Member of the Provincial Assembly of the Punjab
- In office 15 August 2018 – 14 January 2023
- Constituency: PP-57 Gujranwala-VII
- In office 29 May 2013 – 31 May 2018

Personal details
- Born: 15 September 1969 (age 56) Sheikhupura, Punjab, Pakistan
- Party: TLP (2025-present)
- Other political affiliations: PMLN (2013–2025)

= Chaudhry Ashraf Ali Ansari =

Pakistani politician

Chaudhry Ashraf Ali Ansari is a Pakistani politician who had been a Member of the Provincial Assembly of the Punjab from August 2018 till January 2023. Previously, he was a Member of the Provincial Assembly of the Punjab, from May 2013 to May 2018.
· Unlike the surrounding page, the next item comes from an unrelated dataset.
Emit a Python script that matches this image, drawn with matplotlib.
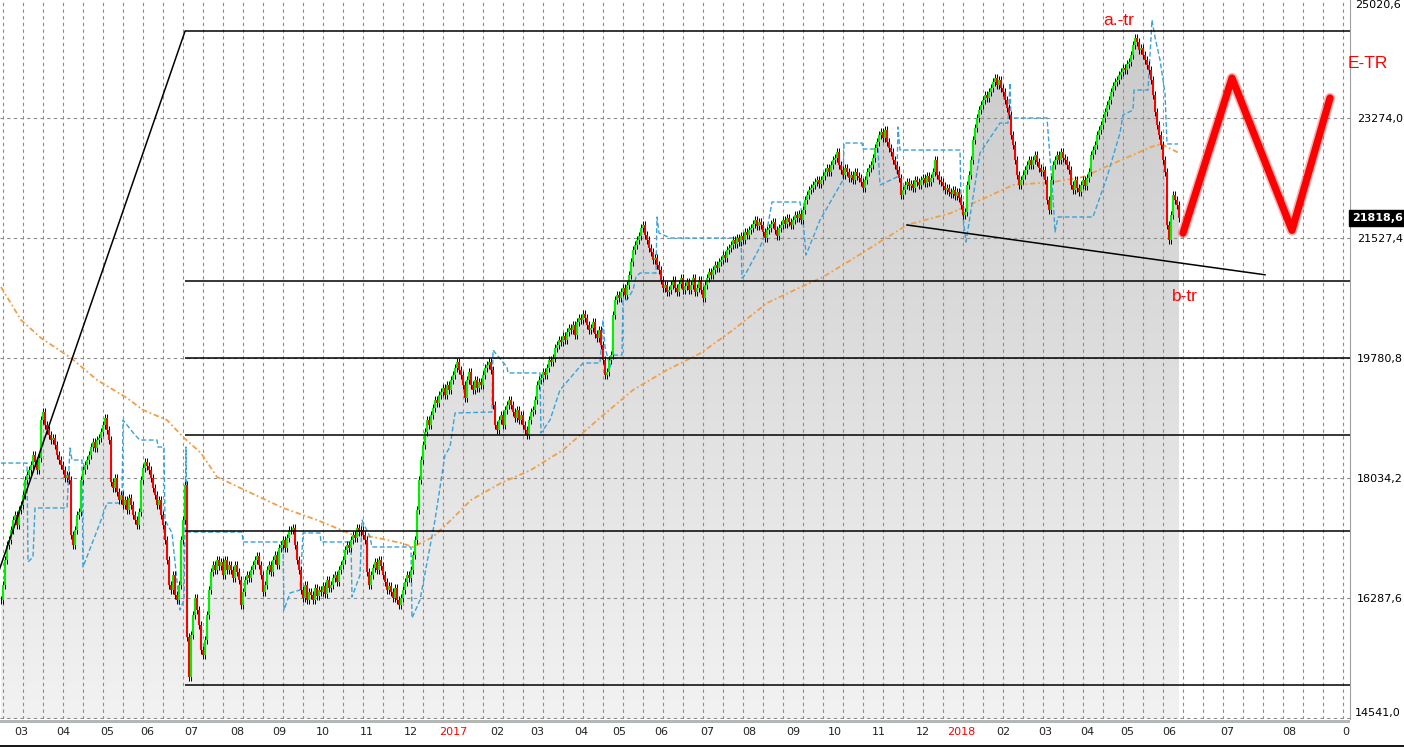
import numpy as np
import matplotlib
matplotlib.use("Agg")
import matplotlib.pyplot as plt
from matplotlib.colors import LinearSegmentedColormap
from matplotlib.patches import PathPatch, Rectangle
from matplotlib.transforms import blended_transform_factory

# daily closes (one bar every 2 px)
closes = [
    16258, 16476, 16840, 17058, 17131, 17277, 17423, 17495, 17350, 17568,
    17641, 17786, 18005, 18077, 18150, 18223, 18368, 18267, 18150, 18325,
    18878, 18995, 18805, 18732, 18660, 18587, 18616, 18514, 18368, 18296,
    18223, 18150, 18034, 18077, 18005, 17204, 17058, 17277, 17495, 17539,
    18005, 18150, 18223, 18296, 18368, 18485, 18558, 18470, 18587, 18616,
    18703, 18805, 18907, 18732, 18587, 17976, 17888, 18034, 17830, 17714,
    17786, 17641, 17714, 17568, 17743, 17641, 17495, 17423, 17350, 17539,
    18005, 18179, 18267, 18209, 18150, 18034, 17888, 17786, 17641, 17714,
    17495, 17350, 17131, 16840, 16476, 16404, 16622, 16331, 16258, 16476,
    17131, 17423, 17932, 15720, 15138, 15749, 16040, 16287, 16112, 15894,
    15531, 15458, 15676, 16040, 16404, 16665, 16767, 16695, 16840, 16753,
    16811, 16622, 16840, 16695, 16767, 16695, 16578, 16767, 16665, 16549,
    16185, 16374, 16549, 16622, 16578, 16695, 16767, 16840, 16898, 16767,
    16622, 16374, 16476, 16695, 16767, 16665, 16840, 16913, 16767, 17015,
    17058, 17131, 17015, 17160, 17277, 17277, 17306, 17058, 16840, 16695,
    16404, 16287, 16476, 16258, 16374, 16331, 16258, 16433, 16316, 16404,
    16374, 16462, 16345, 16549, 16433, 16476, 16578, 16622, 16520, 16695,
    16767, 16840, 16986, 17058, 17015, 17131, 17204, 17160, 17306, 17248,
    17277, 17204, 17131, 16665, 16476, 16622, 16724, 16811, 16695, 16840,
    16753, 16622, 16520, 16404, 16462, 16374, 16287, 16433, 16258, 16185,
    16287, 16404, 16520, 16622, 16578, 16695, 16913, 17131, 17568, 18005,
    18296, 18514, 18703, 18878, 18805, 18951, 19053, 19169, 19125, 19242,
    19286, 19344, 19242, 19388, 19315, 19460, 19533, 19635, 19722, 19606,
    19533, 19388, 19198, 19460, 19577, 19388, 19315, 19460, 19344, 19431,
    19388, 19533, 19635, 19679, 19722, 19606, 19096, 18805, 18732, 18878,
    18951, 18805, 19024, 19096, 19169, 19096, 18995, 18907, 19024, 18878,
    18951, 18805, 18732, 18660, 18878, 18995, 19024, 19169, 19388, 19460,
    19489, 19577, 19533, 19635, 19751, 19722, 19780, 19926, 19970, 20042,
    20013, 20101, 20042, 20159, 20217, 20188, 20261, 20115, 20304, 20363,
    20333, 20421, 20363, 20261, 20188, 20217, 20304, 20130, 20072, 20188,
    19970, 19751, 19533, 19577, 19751, 19824, 20406, 20625, 20697, 20654,
    20741, 20799, 20697, 20843, 20988, 21178, 21353, 21425, 21499, 21556,
    21673, 21716, 21571, 21499, 21382, 21323, 21207, 21236, 21134, 21062,
    20916, 20799, 20843, 20741, 20770, 20843, 20916, 20799, 20741, 20857,
    20945, 20770, 20828, 20887, 20770, 20843, 20945, 20741, 20799, 20916,
    20770, 20654, 20843, 20945, 21032, 20988, 21062, 21134, 21090, 21178,
    21207, 21280, 21236, 21353, 21382, 21425, 21499, 21440, 21527, 21469,
    21556, 21499, 21615, 21571, 21644, 21673, 21731, 21789, 21702, 21760,
    21716, 21615, 21527, 21644, 21673, 21731, 21760, 21644, 21556, 21673,
    21716, 21789, 21731, 21818, 21760, 21716, 21789, 21862, 21818, 21877,
    21789, 21935, 22080, 22153, 22226, 22255, 22298, 22342, 22372, 22313,
    22372, 22430, 22488, 22546, 22488, 22589, 22662, 22691, 22779, 22589,
    22517, 22444, 22546, 22488, 22400, 22444, 22372, 22488, 22430, 22400,
    22342, 22255, 22372, 22488, 22546, 22589, 22691, 22837, 22924, 23026,
    23070, 22982, 23099, 22924, 22837, 22779, 22662, 22589, 22517, 22400,
    22153, 22226, 22298, 22342, 22284, 22313, 22255, 22372, 22342, 22298,
    22372, 22400, 22328, 22430, 22342, 22400, 22488, 22662, 22444, 22372,
    22342, 22284, 22226, 22255, 22197, 22167, 22226, 22138, 22197, 22109,
    22007, 21862, 21905, 22298, 22444, 22662, 22953, 23128, 23274, 23390,
    23463, 23536, 23608, 23565, 23652, 23710, 23798, 23856, 23754, 23827,
    23710, 23652, 23536, 23419, 23317, 23026, 22881, 22662, 22444, 22298,
    22372, 22444, 22517, 22589, 22662, 22589, 22662, 22735, 22633, 22546,
    22488, 22517, 22372, 22080, 21935, 22372, 22589, 22662, 22735, 22662,
    22779, 22691, 22662, 22589, 22517, 22298, 22226, 22372, 22255, 22197,
    22298, 22372, 22284, 22400, 22488, 22735, 22808, 22881, 23026, 23099,
    23172, 23274, 23361, 23463, 23536, 23652, 23739, 23798, 23827, 23900,
    23943, 24001, 23972, 24060, 24089, 24190, 24336, 24438, 24380, 24264,
    24292, 24190, 24118, 24045, 23972, 23827, 23608, 23361, 23172, 23026,
    22881, 22662, 22488, 21716, 21499, 21862, 22153, 22080, 22007, 21818.6,
]
last_price = 21818.6

# 200-bar average (orange)
ma_idx = [0, 10, 20, 35, 48, 63, 71, 83, 91, 100, 108, 125, 141, 158, 175, 186,
          200, 206, 216, 225, 235, 250, 265, 281, 300, 316, 333, 350, 366, 383,
          400, 411, 425, 433, 453, 475, 493, 506, 526, 541, 559, 575, 580, 583, 589]
ma_val = [20814, 20334, 20072, 19781, 19461, 19198, 19024, 18878, 18631, 18398,
          18049, 17816, 17598, 17423, 17219, 17176, 17088, 17030, 17176, 17423,
          17714, 17961, 18151, 18442, 18922, 19315, 19606, 19854, 20188, 20581,
          20814, 20960, 21207, 21353, 21717, 21891, 22124, 22299, 22342, 22415,
          22648, 22852, 22896, 22852, 22765]

# trailing stop line (blue)
stop_idx = [0, 13, 13.5, 16, 17, 33, 34.5, 35.5, 40.5, 41, 49.5, 53, 60.5, 61, 67,
            69.5, 78, 78.5, 81.5, 82, 85.5, 89.5, 91.5, 92.5, 93, 120.5, 121, 141,
            141.5, 144.5, 149.5, 151, 159.5, 160, 175, 175.5, 179.5, 180.5, 184.5,
            185.5, 205, 205.5, 209.5, 217, 222, 224.5, 227, 245.5, 246, 248, 253,
            253.5, 269.5, 270, 274.5, 279.5, 291, 299.5, 301, 302, 304.5, 305.5,
            310.5, 311, 313, 316, 317.5, 319.5, 327.5, 328, 329, 333.5, 334.5, 370,
            370.5, 372, 379.5, 383, 385.5, 399.5, 401, 402.5, 409.5, 421, 421.5,
            430.5, 431, 438.5, 439.5, 448, 448.5, 449.5, 479.5, 480, 482.5, 489.5,
            499.5, 503.5, 504.5, 505, 523, 526, 527, 528.5, 546, 553, 559.5, 561,
            566, 566.5, 573.5, 575.5, 577, 579.5, 582, 583, 588.5]
stop_val = [18252, 18252, 16812, 16884, 17598, 17598, 18471, 18296, 18296, 16739,
            17379, 17670, 17670, 18878, 18660, 18587, 18587, 18485, 18485, 17423,
            17234, 16113, 16259, 18485, 17248, 17248, 17103, 17103, 16113, 16361,
            16404, 17234, 17234, 17103, 17103, 16302, 16622, 17423, 17176, 17030,
            17030, 15996, 16259, 17423, 18369, 18485, 18980, 18995, 19897, 19824,
            19650, 19563, 19563, 18689, 18878, 19315, 19708, 19708, 20334, 19941,
            19650, 19824, 19824, 20625, 20625, 20771, 20960, 21018, 21018, 21833,
            21600, 21542, 21527, 21527, 20945, 20989, 21397, 21644, 22051, 22051,
            21789, 21280, 21789, 22372, 22910, 22910, 22823, 22823, 22299, 22415,
            23143, 22808, 22808, 22080, 21469, 22765, 23201, 23201, 23783, 23274,
            23274, 22124, 21615, 21833, 21833, 22415, 23056, 23318, 23390, 23681,
            23681, 24700, 24453, 24118, 23638, 22896, 22896]

# fibonacci retracement anchors and levels
fib_idx = [-20.7, 92]
fib_price = [15021, 24536]
fib_ratios = [0.0, 0.382, 0.5, 0.618, 0.764, 1.0]

# support trend line
trend_idx = [453, 632]
trend_price = [21717, 20992]

# projected E-TR zigzag
proj_idx = [591, 615.5, 645.5, 664.5]
proj_price = [21600, 23856, 21638, 23565]

price_ticks = [25020.6, 23274.0, 21527.4, 19780.8, 18034.2, 16287.6, 14541.0]

month_idx = [10, 31, 53, 73, 95, 118, 139, 161, 183, 205, 226, 248, 268, 290, 309,
             330, 353, 374, 396, 417, 439, 461, 480, 501, 522, 543, 563, 584, 613,
             644, 674]
month_lbl = ["03", "04", "05", "06", "07", "08", "09", "10", "11", "12", "2017",
             "02", "03", "04", "05", "06", "07", "08", "09", "10", "11", "12",
             "2018", "02", "03", "04", "05", "06", "07", "08", "09"]

n = len(closes)
idx = np.arange(n)
c = np.array(closes)
o = np.concatenate([[c[0]], c[:-1]])
wick = 60
hi = np.maximum(o, c) + wick
lo = np.minimum(o, c) - wick

W, H = 1404, 747
fig = plt.figure(figsize=(W / 100, H / 100), dpi=100)
fig.patch.set_facecolor("white")
ax = fig.add_axes([0, 28 / H, 1350 / W, 719 / H])
xmin, xmax = -0.5, 674.5
ymin, ymax = 14526.5, 24991.5

# grey gradient area under the closes
area = ax.fill_between(idx, c, ymin, color="none", lw=0)
clip = PathPatch(area.get_paths()[0], transform=ax.transData, fc="none", ec="none")
ax.add_patch(clip)
cmap = LinearSegmentedColormap.from_list("g", ["#f2f2f2", "#c9c9c9"])
grad = np.linspace(0, 1, 256).reshape(-1, 1)
im = ax.imshow(grad, extent=[-0.5, n - 0.5, ymin, ymax], origin="lower",
               aspect="auto", cmap=cmap, zorder=0.5)
im.set_clip_path(clip)

# dashed grid
for gx in np.arange(0.85, xmax, 10):
    ax.axvline(gx, color="#8c8c8c", lw=0.8, dashes=(3, 3), zorder=1)
for gy in price_ticks:
    ax.axhline(gy, color="#8c8c8c", lw=0.8, dashes=(3, 3), zorder=1)

# indicators
ax.plot(ma_idx, ma_val, color="#f0a04a", lw=1.3, dashes=(3, 1.5, 1, 1.5), zorder=2.5)
ax.plot(stop_idx, stop_val, color="#3aa2d8", lw=1.0, dashes=(3.5, 1.8), zorder=2.6)

# candles
cols = np.where(c >= o, "#00f000", "#ff0000")
ax.vlines(idx, lo, hi, color="black", lw=0.7, zorder=3)
ax.vlines(idx, np.minimum(o, c), np.maximum(o, c), colors=cols, lw=1.5, zorder=4)

# fibonacci
ax.plot(fib_idx, fib_price, color="black", lw=1.1, zorder=5)
f_hi, f_lo = fib_price[1], fib_price[0]
for r in fib_ratios:
    lvl = f_hi - r * (f_hi - f_lo)
    ax.hlines(lvl, fib_idx[1], xmax, color="black", lw=1.1, zorder=5)

ax.plot(trend_idx, trend_price, color="black", lw=1.1, zorder=5)

# projection
ax.plot(proj_idx, proj_price, color="#ff0000", lw=7.5, alpha=0.3,
        solid_capstyle="round", solid_joinstyle="round", zorder=6)
ax.plot(proj_idx, proj_price, color="#ff0000", lw=5.2,
        solid_capstyle="round", solid_joinstyle="round", zorder=6)

tfont = dict(color="#ff0000", fontsize=12.5, family="Liberation Sans")
ax.text(559, 24700, "a.-tr", ha="center", va="center", **tfont)
ax.text(592, 20683, "b-tr", ha="center", va="center", **tfont)
ax.text(673.5, 24074, "E-TR", ha="left", va="center", clip_on=False, **tfont)

ax.set_xlim(xmin, xmax)
ax.set_ylim(ymin, ymax)

# right price scale
ax.yaxis.tick_right()
ax.set_yticks(price_ticks[1:-1])
ax.set_yticklabels([f"{v:.1f}".replace(".", ",") for v in price_ticks[1:-1]])
ax.tick_params(axis="y", length=0, pad=5, labelsize=8, labelcolor="black")
tr = blended_transform_factory(ax.transAxes, ax.transData)
ax.text(1.0035, ymax, f"{price_ticks[0]:.1f}".replace(".", ","), transform=tr,
        fontsize=8, ha="left", va="top")
ax.text(1.0035, price_ticks[-1] + 70, f"{price_ticks[-1]:.1f}".replace(".", ","),
        transform=tr, fontsize=8, ha="left", va="center")
ax.text(1.0015, last_price, f"{last_price:.1f}".replace(".", ","), transform=tr,
        fontsize=8, fontweight="bold", color="white", ha="left", va="center",
        bbox=dict(boxstyle="square,pad=0.25", fc="black", ec="black"))

# bottom month scale
ax.set_xticks(month_idx)
ax.set_xticklabels(month_lbl)
ax.tick_params(axis="x", length=0, pad=6, labelsize=8, labelcolor="#222222")
for t in ax.get_xticklabels():
    if len(t.get_text()) == 4:
        t.set_color("#ff0000")

for s in ["top", "left", "bottom"]:
    ax.spines[s].set_visible(False)
ax.spines["right"].set_color("#a0a0a0")

fig.patches.append(Rectangle((0, (H - 723) / H), 1350 / W, 3 / H, transform=fig.transFigure,
                             fc="#b4b8b4", ec="none", zorder=10))
fig.patches.append(Rectangle((1350 / W, 2 / H), 54 / W, 21 / H, transform=fig.transFigure,
                             fc="white", ec="none", zorder=10))
fig.patches.append(Rectangle((0, 0), 1, 2 / H, transform=fig.transFigure,
                             fc="#1a1a1a", ec="none", zorder=10))

fig.savefig("out.png", dpi=100)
==Early life and education==
He was born on 15 September 1969 in Sheikhupura.

He has a degree of Bachelor of Science which he obtained in 1992 from University of the Punjab.

==Political career==
He was elected to the Provincial Assembly of the Punjab as a candidate of Pakistan Muslim League (Nawaz) (PML-N) from Constituency PP-93 (Gujranwala-III) in the 2013 Pakistani general election.

He was re-elected to Provincial Assembly of the Punjab as a candidate of PML-N from Constituency PP-57 (Gujranwala-VII) in the 2018 Pakistani general election.